The trade deficit is at the very tippy top of bond short-seller’s unanimous certainty. They are sure that the world will soon tire of exchanging goods for dollars, and will begin to unload the dollars they already have. As the buck descends to wallpaper, dollar-denominated interest rates must rise; bonds will crash, and shorts will make a fortune in the easiest trade since the Dutch bought Manhattan.
Alan Greenspan: “…The U.S. current account deficit cannot widen forever, but fortunately the increased flexibility of the American economy will likely facilitate any adjustment without significant consequences to aggregate economic activity.” He didn’t say that rates will stay down, but an interest-rate moon shot would sure as hell have consequences to economic activity. He did say, in sum, to relax: self-correcting forces are well underway (full text at www.federalreserve.gov).
Another certainty in the bond-short camp: unsustainable intervention by Asian central banks to keep their exports cheap is artificially holding down U.S. interest rates. The Chairman: “…The effect is difficult to pin down.” If he can’t pin it down, trust me: ain’t nobody at a bond desk that’s got it pinned down.

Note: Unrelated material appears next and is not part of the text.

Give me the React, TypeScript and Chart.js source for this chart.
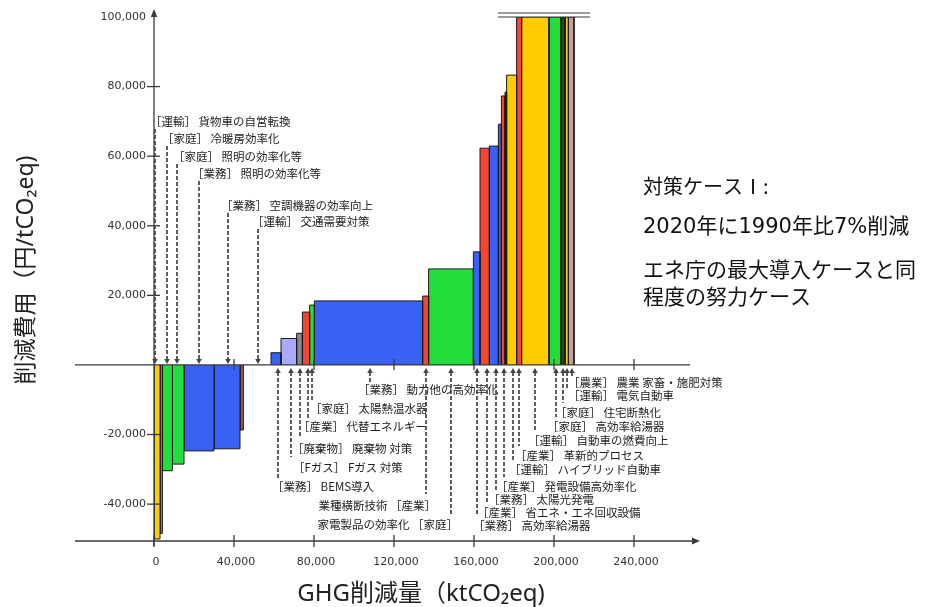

As this year passes, remember often that it is Greenspan’s last in The Chair. He is neither a deity nor merely infallible, but he has been the best economic shepherd we have ever had. When he goes, markets will shake at facing the night without a blanket for the first time in 18 years, and at the nomination of his successor: if Marty Feldstein, quickly steady; if Ben Bernanke, fragile with judgment withheld, but OK. If an agreeable partisan hack, for whom Bush has had depressing fondness, the markets will place the burden of proof on the Fed, and that’s the best and maybe only reason to short bonds in quantity. Credibility comes only after a new Fed chairman raises rates into the pain zone.